Ele trabalhou com diversos artistas, entre eles Wilson Simonal, com quem tocou durante um ano e sete meses. Mas acabou se firmando como músico de TV, inicialmente na célebre banda do maestro Zezinho, dos programas de Silvio Santos, incluindo o célebre Qual é a Música?, um grande sucesso.

Mas foi já cinquentão, em 1988, que viu sua carreira ganhar um impulso imenso ao ser convidado para integrar a banda do talk show que Jô Soares faria no SBT, emissora para a qual se mudou após muito tempo na Globo. Logo em sua primeira aparição no Jô Soares Onze e Meia, no terceiro episódio da atração, teve uma interação com o humorista Agildo Ribeiro, que já havia trabalhado com ele e reconheceu sua risada inconfundível.

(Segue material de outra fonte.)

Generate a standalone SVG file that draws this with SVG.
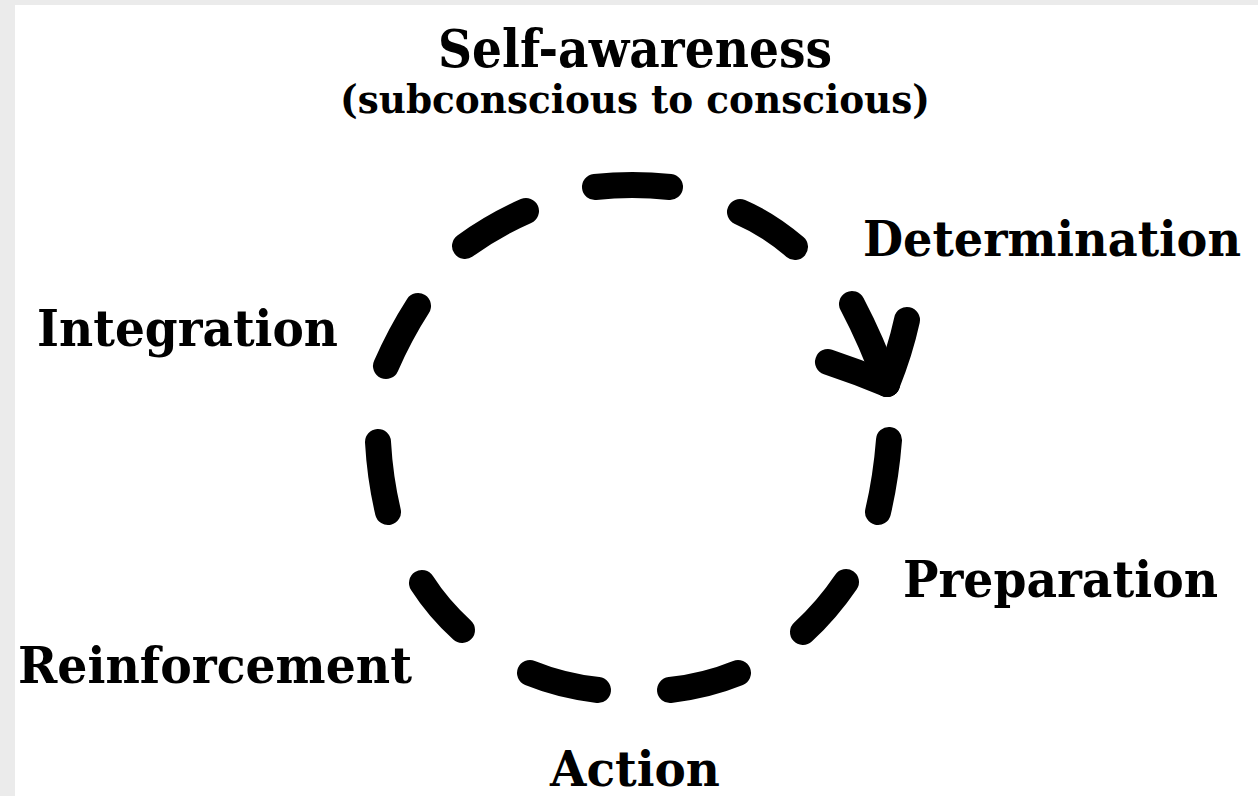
<svg xmlns="http://www.w3.org/2000/svg" width="1258" height="796" viewBox="0 0 1258 796">
<style>
.lbl{font-family:"DejaVu Serif","Liberation Serif",serif;font-weight:bold;fill:#000}
.d{fill:none;stroke:#000;stroke-width:26;stroke-linecap:round;stroke-linejoin:round}
</style>
<rect x="0" y="0" width="1258" height="796" fill="#ebebeb"/>
<rect x="15" y="5" width="1243" height="791" fill="#ffffff"/>
<g id="connectors">
<path class="d" d="M595,187 Q632,183 670,187"/>
<path class="d" d="M740,212 Q768,224 795,247"/>
<path class="d" d="M852,304 Q872,342 887,384"/>
<path class="d" d="M907,320 Q900,352 887,384"/>
<path class="d" d="M828,362 Q858,372 887,384"/>
<path class="d" d="M889,440 Q886,478 878,512"/>
<path class="d" d="M846,582 Q827,610 803,632"/>
<path class="d" d="M738,673 Q706,686 670,690"/>
<path class="d" d="M598,690 Q562,686 530,673"/>
<path class="d" d="M462,630 Q438,608 422,583"/>
<path class="d" d="M388,512 Q380,478 378,442"/>
<path class="d" d="M386,366 Q400,334 418,306"/>
<path class="d" d="M465,246 Q494,225 526,211"/>
</g>
<g id="self-awareness">
<text class="lbl" x="438" y="67" font-size="52" textLength="394" lengthAdjust="spacingAndGlyphs">Self-awareness</text>
<text class="lbl" x="340" y="113" font-size="40" textLength="590" lengthAdjust="spacingAndGlyphs">(subconscious to conscious)</text>
</g>
<g id="determination"><text class="lbl" x="863" y="256" font-size="49" textLength="378" lengthAdjust="spacingAndGlyphs">Determination</text></g>
<g id="integration"><text class="lbl" x="37" y="346" font-size="50" textLength="301" lengthAdjust="spacingAndGlyphs">Integration</text></g>
<g id="preparation"><text class="lbl" x="903" y="597" font-size="50" textLength="315" lengthAdjust="spacingAndGlyphs">Preparation</text></g>
<g id="reinforcement"><text class="lbl" x="18" y="683" font-size="50" textLength="394" lengthAdjust="spacingAndGlyphs">Reinforcement</text></g>
<g id="action"><text class="lbl" x="550" y="786" font-size="49" textLength="170" lengthAdjust="spacingAndGlyphs">Action</text></g>
</svg>
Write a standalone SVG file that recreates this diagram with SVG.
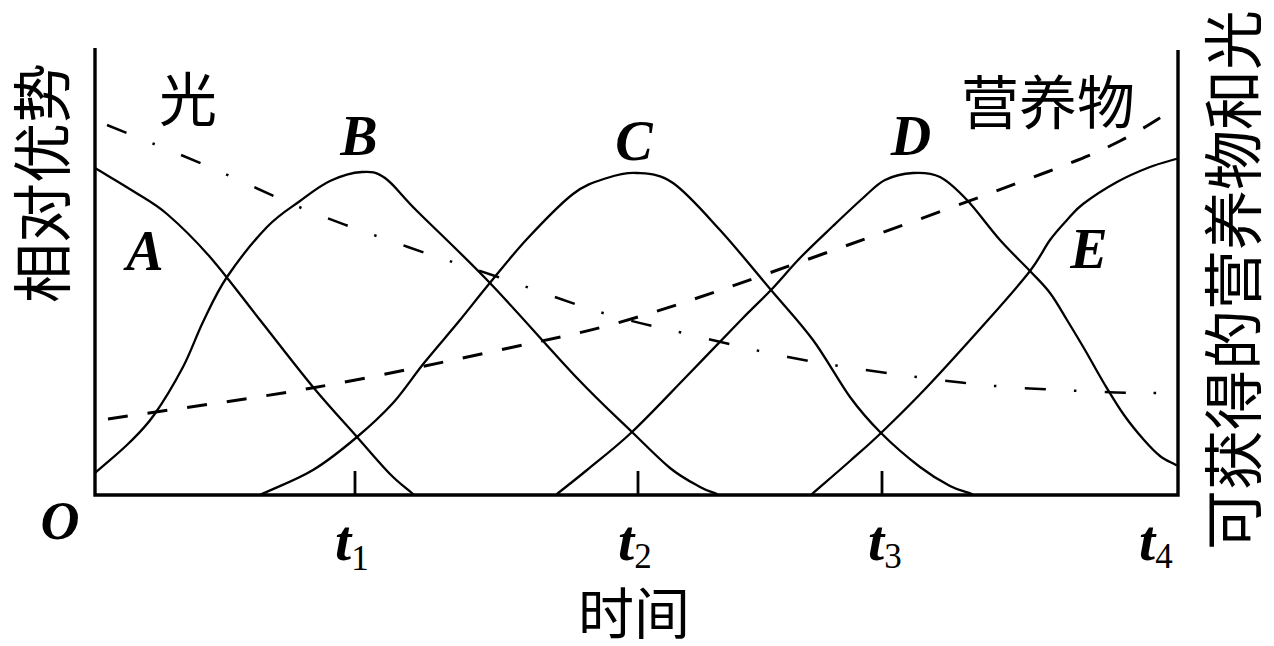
<svg xmlns="http://www.w3.org/2000/svg" width="1274" height="646" viewBox="0 0 1274 646">
<style>
.ax{fill:none;stroke:#000;stroke-width:3.4;stroke-linejoin:miter}
.tk{stroke:#000;stroke-width:2.8}
.cv{fill:none;stroke:#000;stroke-width:2.3;stroke-linecap:round}
.nut{fill:none;stroke:#000;stroke-width:3;stroke-dasharray:20 20}
.lt{fill:none;stroke:#000;stroke-width:2.5;stroke-dasharray:21 28 2.5 28.5}
.cjk{font-family:"Noto Sans CJK SC","Noto Sans CJK TC",sans-serif;fill:#000}
.it{font-family:"Liberation Serif","Times New Roman",serif;font-style:italic;font-weight:bold;fill:#000}
.sub{font-style:normal;font-weight:normal}
</style>
<rect width="1274" height="646" fill="#fff"/>
<g id="axes">
<path class="ax" d="M95,48 V495 H1178 V50"/>
<line class="tk" x1="355" y1="471" x2="355" y2="495"/>
<line class="tk" x1="638" y1="471" x2="638" y2="495"/>
<line class="tk" x1="882" y1="471" x2="882" y2="495"/>
</g>
<g id="connectors">
<path id="curveA" class="cv" d="M95,168 C107.7,175.7 121,183.3 133,191 S154.2,203 167,214 S194.5,239.3 210,257 S242.8,298.3 260,320 S296.8,367.5 313,387 S344.2,422.5 357,437 S380.7,464.5 390,474 S405.3,487.3 413,494"/>
<path id="curveB" class="cv" d="M95,473 C106.3,463 119.2,452.7 129,443 S145,427.7 154,415 S174.8,382.5 183,367 S195.7,337 203,322 S216.3,292.8 227,277 S254.8,239.7 267,227 S289.5,208.7 300,201 S319.7,185.8 330,181 S352.8,172.5 362,172 S375.8,171.5 385,178 S399.7,193.7 417,211 S462.3,254.2 489,282 S553.2,353 577,378 S616.5,417 632,432 S658.7,458.8 670,468 S692.2,482.7 700,487 S711.3,491.7 717,494"/>
<path id="curveC" class="cv" d="M260,495 C277.7,486.7 296.8,479.7 313,470 S343.7,448.2 357,437 S381.8,415.3 393,403 S412.8,376.8 424,363 S449.2,333.2 460,320 S477.8,297.5 489,284 S513,254 527,239 S559.7,204.2 573,194 S596.3,181.5 607,178 S626,172.2 637,173 S659.2,173.5 673,183 S703.7,212.2 720,230 S755.5,271.7 771,290 S799.8,322.2 813,340 S838.7,381.5 850,397 S869.3,421.3 881,433 S908.5,458.2 920,467 S941.3,481.5 950,486 S964.7,491.3 972,494"/>
<path id="curveD" class="cv" d="M557,494 C567,486 574.5,480.3 587,470 S615.5,447.5 632,432 S667.8,395.7 686,377 S726.8,334.5 741,320 S761.2,300.3 771,290 S789.7,268.7 800,258 S822.5,236 833,226 S854.3,205.7 863,198 S876.7,184.2 885,180 S903.8,173.5 913,173 S931,172.5 940,177 S957,189.5 967,200 S989.5,228.2 1000,240 S1021.7,262.2 1030,271 S1043.8,284.8 1050,293 S1061.2,310.5 1067,320 S1078.7,339.2 1085,350 S1098.5,374.2 1105,385 S1117.5,405.8 1124,415 S1138,433.2 1144,440 S1154.7,451.8 1160,456 S1170.7,462 1176,465"/>
<path id="curveE" class="cv" d="M812,494 C824.7,483 838.5,471.2 850,461 S868.2,445.3 881,433 S909.2,405.8 927,387 S970.8,339.3 988,320 S1019.7,284.3 1030,271 S1043.8,248.5 1050,240 S1061.5,226 1067,220 S1074.7,210.3 1083,204 S1105.8,188.2 1117,182 S1140.2,170.8 1150,167 S1167.3,161.7 1176,159"/>
<path id="nutrients" class="nut" d="M108,419 C176,408.7 245.2,399.8 312,388 S454.7,359.8 509,348 S586.2,332.5 638,317 S751.8,279.2 820,255 S997,191 1047,172 S1098.5,151.7 1120,141 S1157.3,119 1176,108"/>
<path id="light" class="lt" d="M107,125 C139.7,138.3 172.2,151 205,165 S270.2,195.3 304,209 S375.7,235.7 408,247 S465.5,266 498,277 S572.2,303.7 603,313 S652.2,325.7 683,333 S754,350.3 788,357 S852.5,368.2 887,373 S958.7,382.8 995,386 S1079.2,390.8 1105,392 S1141,392.7 1158,393"/>
</g>
<g id="labels">
<text class="cjk" x="188" y="121" font-size="58" text-anchor="middle">光</text>
<text class="cjk" x="1048" y="124" font-size="58" text-anchor="middle">营养物</text>
<text class="cjk" font-size="60" text-anchor="middle" transform="translate(65,183) rotate(-90)">相对优势</text>
<text class="cjk" font-size="60" text-anchor="middle" transform="translate(1256,280) rotate(-90)">可获得的营养物和光</text>
<text class="cjk" x="634" y="634" font-size="56" text-anchor="middle">时间</text>
<text class="it" x="145" y="270" font-size="56" text-anchor="middle">A</text>
<text class="it" x="359" y="155" font-size="56" text-anchor="middle">B</text>
<text class="it" x="634" y="160" font-size="56" text-anchor="middle">C</text>
<text class="it" x="911" y="155" font-size="56" text-anchor="middle">D</text>
<text class="it" x="1089" y="268" font-size="56" text-anchor="middle">E</text>
<text class="it" x="60" y="539" font-size="54" text-anchor="middle">O</text>
<text class="it" x="335" y="560" font-size="58">t<tspan class="sub" font-size="35" dy="10">1</tspan></text>
<text class="it" x="618" y="560" font-size="58">t<tspan class="sub" font-size="35" dy="8">2</tspan></text>
<text class="it" x="868" y="560" font-size="58">t<tspan class="sub" font-size="35" dy="8">3</tspan></text>
<text class="it" x="1139" y="560" font-size="58">t<tspan class="sub" font-size="35" dy="8">4</tspan></text>
</g>
</svg>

“Jô, eu já trabalhei com o Bira, ele vai te ajudar muito nesse programa”, eis o conselho que um gênio do humor deu ao outro. Conselho aceito, o baixista ficou com Jô durante quase 30 anos, no SBT e posteriormente na Globo, para onde o programa migrou, rebatizado com o nome Programa do Jô.

Ao lado de músicos talentosos como Derico Sciotti e Osmar Barutti, Bira ficou marcado por sua simpatia e a risada escancarada que dá para associar àquela venerada por uma encantadora música de seu conterrâneo Caetano Veloso, Irene (“quero ver Irene rir, quero ver Irene dar sua risada”). De quebra, volta e meia ele dava depoimentos que mostravam seu grande conhecimento musical.

Bira gravou dois discos com o grupo do programa televisivo, Quinteto Onze e Meia (1992) e Jô Soares e o Sexteto- Ao Vivo No Tom Brasil (2000), e fez alguns shows com o grupo fora do ambiente televisivo, sempre com boa repercussão.

O fim do Programa do Jô, em 2016, também marcou o encerramento dessa parceria de tanta qualidade. Em entrevista dada ao programa de Danilo Gentili, The Noite, em julho de 2018, Bira foi bem franco: “o fim do Programa do Jô foi equivalente a um soco no queixo, esse programa ajudou a mudar a minha vida, e sinto muito falta dele”. Em um ano pesado e muito difícil, não mais ouvir a risada do Bira equivale a um de seus pontos mais baixos. R.I.P., mestre!